── Data supplied ──

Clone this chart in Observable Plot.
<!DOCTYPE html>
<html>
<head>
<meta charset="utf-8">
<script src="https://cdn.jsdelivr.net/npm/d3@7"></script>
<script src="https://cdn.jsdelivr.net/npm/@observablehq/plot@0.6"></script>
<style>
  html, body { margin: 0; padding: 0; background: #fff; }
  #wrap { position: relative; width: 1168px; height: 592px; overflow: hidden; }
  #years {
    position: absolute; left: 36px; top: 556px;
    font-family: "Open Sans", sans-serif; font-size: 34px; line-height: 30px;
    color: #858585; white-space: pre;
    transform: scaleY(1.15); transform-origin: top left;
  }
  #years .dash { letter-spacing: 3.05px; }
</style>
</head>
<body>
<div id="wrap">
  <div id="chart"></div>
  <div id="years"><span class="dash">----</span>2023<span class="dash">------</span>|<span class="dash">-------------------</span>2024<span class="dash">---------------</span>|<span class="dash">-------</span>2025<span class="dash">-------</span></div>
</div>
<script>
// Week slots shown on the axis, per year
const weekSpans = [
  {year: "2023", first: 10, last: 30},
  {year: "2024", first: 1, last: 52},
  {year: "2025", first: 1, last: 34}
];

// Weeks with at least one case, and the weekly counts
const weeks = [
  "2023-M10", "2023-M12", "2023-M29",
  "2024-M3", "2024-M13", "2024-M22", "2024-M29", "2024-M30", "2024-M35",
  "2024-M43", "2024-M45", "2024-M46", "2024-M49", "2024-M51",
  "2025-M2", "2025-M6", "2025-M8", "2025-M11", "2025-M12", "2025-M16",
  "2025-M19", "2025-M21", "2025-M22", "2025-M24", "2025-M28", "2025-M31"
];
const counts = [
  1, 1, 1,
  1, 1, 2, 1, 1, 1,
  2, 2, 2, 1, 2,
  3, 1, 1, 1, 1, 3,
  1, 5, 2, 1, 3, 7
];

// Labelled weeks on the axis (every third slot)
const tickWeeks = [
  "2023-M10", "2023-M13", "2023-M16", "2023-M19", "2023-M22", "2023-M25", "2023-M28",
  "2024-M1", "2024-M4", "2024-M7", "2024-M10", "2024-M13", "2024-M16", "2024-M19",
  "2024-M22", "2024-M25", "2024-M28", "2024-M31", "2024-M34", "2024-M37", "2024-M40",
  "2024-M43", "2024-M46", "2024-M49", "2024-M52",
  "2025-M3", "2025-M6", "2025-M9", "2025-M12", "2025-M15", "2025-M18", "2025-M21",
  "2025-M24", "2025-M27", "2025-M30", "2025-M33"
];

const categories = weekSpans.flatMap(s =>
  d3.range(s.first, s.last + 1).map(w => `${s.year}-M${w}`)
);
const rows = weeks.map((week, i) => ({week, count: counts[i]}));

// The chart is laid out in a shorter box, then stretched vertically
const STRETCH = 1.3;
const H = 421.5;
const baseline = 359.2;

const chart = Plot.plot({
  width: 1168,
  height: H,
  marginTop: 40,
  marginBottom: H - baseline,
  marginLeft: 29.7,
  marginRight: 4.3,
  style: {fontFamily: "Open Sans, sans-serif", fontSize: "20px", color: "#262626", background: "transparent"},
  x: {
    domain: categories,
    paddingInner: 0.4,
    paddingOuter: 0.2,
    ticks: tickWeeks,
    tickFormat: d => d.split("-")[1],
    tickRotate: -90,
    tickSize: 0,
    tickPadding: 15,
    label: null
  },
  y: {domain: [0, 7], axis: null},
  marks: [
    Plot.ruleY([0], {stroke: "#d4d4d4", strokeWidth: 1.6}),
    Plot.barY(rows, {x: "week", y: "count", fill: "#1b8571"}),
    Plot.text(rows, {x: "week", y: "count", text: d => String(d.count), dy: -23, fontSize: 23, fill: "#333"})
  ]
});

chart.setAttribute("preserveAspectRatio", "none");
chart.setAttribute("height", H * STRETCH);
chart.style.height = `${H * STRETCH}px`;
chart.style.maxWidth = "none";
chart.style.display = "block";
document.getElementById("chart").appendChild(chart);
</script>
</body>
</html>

───
── Data supplied ──

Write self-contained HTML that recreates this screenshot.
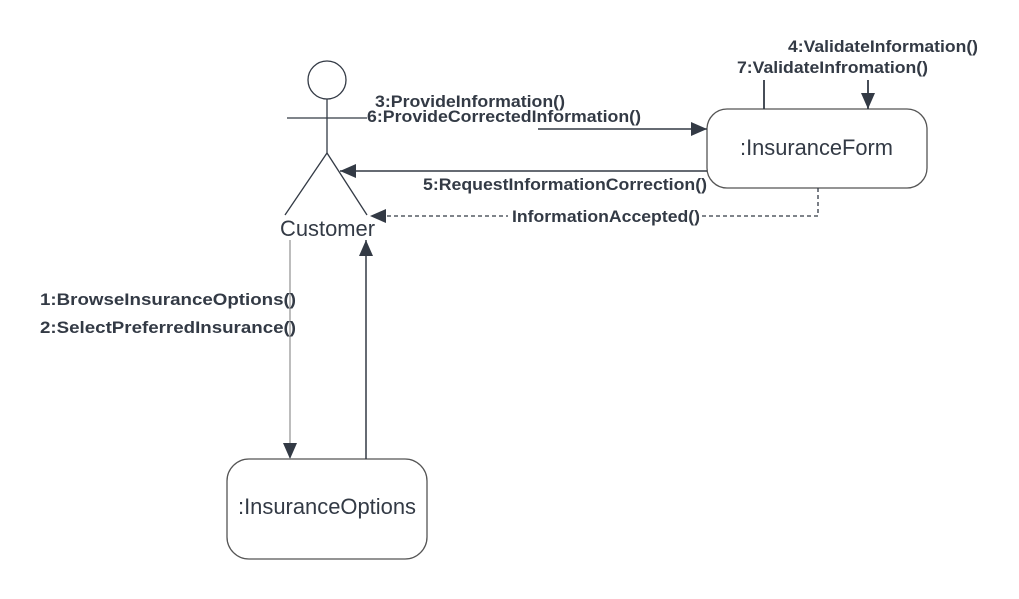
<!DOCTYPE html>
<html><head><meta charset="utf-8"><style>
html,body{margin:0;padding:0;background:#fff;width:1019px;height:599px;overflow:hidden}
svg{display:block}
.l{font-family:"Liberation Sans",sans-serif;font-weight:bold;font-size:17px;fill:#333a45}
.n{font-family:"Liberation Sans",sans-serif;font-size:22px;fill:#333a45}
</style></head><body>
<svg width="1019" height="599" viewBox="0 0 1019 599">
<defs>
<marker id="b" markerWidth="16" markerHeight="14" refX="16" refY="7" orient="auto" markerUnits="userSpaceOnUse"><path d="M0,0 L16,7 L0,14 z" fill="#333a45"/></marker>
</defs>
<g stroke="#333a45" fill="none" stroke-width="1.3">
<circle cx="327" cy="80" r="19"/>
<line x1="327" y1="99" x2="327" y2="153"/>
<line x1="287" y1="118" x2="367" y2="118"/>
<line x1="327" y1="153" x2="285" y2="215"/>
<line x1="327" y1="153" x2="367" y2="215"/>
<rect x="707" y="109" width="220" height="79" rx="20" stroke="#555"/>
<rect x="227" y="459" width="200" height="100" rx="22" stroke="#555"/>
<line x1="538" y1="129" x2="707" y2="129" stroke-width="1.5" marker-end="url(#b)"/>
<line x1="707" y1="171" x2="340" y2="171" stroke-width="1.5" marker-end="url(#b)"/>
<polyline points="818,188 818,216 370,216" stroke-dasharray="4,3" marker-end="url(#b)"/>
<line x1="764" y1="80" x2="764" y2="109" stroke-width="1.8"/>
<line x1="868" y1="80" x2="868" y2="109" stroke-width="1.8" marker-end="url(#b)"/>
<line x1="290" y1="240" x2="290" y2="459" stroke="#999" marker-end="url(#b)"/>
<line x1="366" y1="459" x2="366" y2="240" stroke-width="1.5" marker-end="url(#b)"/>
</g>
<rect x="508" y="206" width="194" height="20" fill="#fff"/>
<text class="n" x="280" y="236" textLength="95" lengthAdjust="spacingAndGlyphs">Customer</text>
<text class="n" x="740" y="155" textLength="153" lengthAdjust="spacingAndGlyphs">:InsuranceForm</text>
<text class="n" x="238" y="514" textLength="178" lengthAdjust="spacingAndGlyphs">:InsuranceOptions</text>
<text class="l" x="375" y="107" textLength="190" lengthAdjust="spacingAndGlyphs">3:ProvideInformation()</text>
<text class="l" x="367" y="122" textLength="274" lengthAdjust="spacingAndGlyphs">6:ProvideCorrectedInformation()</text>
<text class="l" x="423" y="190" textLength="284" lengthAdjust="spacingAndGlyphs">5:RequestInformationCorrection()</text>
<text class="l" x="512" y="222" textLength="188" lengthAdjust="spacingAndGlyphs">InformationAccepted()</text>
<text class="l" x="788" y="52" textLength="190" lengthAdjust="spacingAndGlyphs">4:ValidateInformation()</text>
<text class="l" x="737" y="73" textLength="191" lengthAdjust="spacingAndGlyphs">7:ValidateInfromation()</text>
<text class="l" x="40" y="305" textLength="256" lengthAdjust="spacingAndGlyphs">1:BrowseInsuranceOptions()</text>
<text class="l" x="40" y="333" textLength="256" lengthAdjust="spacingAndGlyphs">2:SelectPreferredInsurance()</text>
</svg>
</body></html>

───

Your task | Above are the records; from them, give again exactly the lines from the one containing "Clone this chart in Observable Plot." through the one containing "const rows = weeks.map((week, i)", both included.

Task answer |
Clone this chart in Observable Plot.
<!DOCTYPE html>
<html>
<head>
<meta charset="utf-8">
<script src="https://cdn.jsdelivr.net/npm/d3@7"></script>
<script src="https://cdn.jsdelivr.net/npm/@observablehq/plot@0.6"></script>
<style>
  html, body { margin: 0; padding: 0; background: #fff; }
  #wrap { position: relative; width: 1168px; height: 592px; overflow: hidden; }
  #years {
    position: absolute; left: 36px; top: 556px;
    font-family: "Open Sans", sans-serif; font-size: 34px; line-height: 30px;
    color: #858585; white-space: pre;
    transform: scaleY(1.15); transform-origin: top left;
  }
  #years .dash { letter-spacing: 3.05px; }
</style>
</head>
<body>
<div id="wrap">
  <div id="chart"></div>
  <div id="years"><span class="dash">----</span>2023<span class="dash">------</span>|<span class="dash">-------------------</span>2024<span class="dash">---------------</span>|<span class="dash">-------</span>2025<span class="dash">-------</span></div>
</div>
<script>
// Week slots shown on the axis, per year
const weekSpans = [
  {year: "2023", first: 10, last: 30},
  {year: "2024", first: 1, last: 52},
  {year: "2025", first: 1, last: 34}
];

// Weeks with at least one case, and the weekly counts
const weeks = [
  "2023-M10", "2023-M12", "2023-M29",
  "2024-M3", "2024-M13", "2024-M22", "2024-M29", "2024-M30", "2024-M35",
  "2024-M43", "2024-M45", "2024-M46", "2024-M49", "2024-M51",
  "2025-M2", "2025-M6", "2025-M8", "2025-M11", "2025-M12", "2025-M16",
  "2025-M19", "2025-M21", "2025-M22", "2025-M24", "2025-M28", "2025-M31"
];
const counts = [
  1, 1, 1,
  1, 1, 2, 1, 1, 1,
  2, 2, 2, 1, 2,
  3, 1, 1, 1, 1, 3,
  1, 5, 2, 1, 3, 7
];

// Labelled weeks on the axis (every third slot)
const tickWeeks = [
  "2023-M10", "2023-M13", "2023-M16", "2023-M19", "2023-M22", "2023-M25", "2023-M28",
  "2024-M1", "2024-M4", "2024-M7", "2024-M10", "2024-M13", "2024-M16", "2024-M19",
  "2024-M22", "2024-M25", "2024-M28", "2024-M31", "2024-M34", "2024-M37", "2024-M40",
  "2024-M43", "2024-M46", "2024-M49", "2024-M52",
  "2025-M3", "2025-M6", "2025-M9", "2025-M12", "2025-M15", "2025-M18", "2025-M21",
  "2025-M24", "2025-M27", "2025-M30", "2025-M33"
];

const categories = weekSpans.flatMap(s =>
  d3.range(s.first, s.last + 1).map(w => `${s.year}-M${w}`)
);
const rows = weeks.map((week, i) => ({week, count: counts[i]}));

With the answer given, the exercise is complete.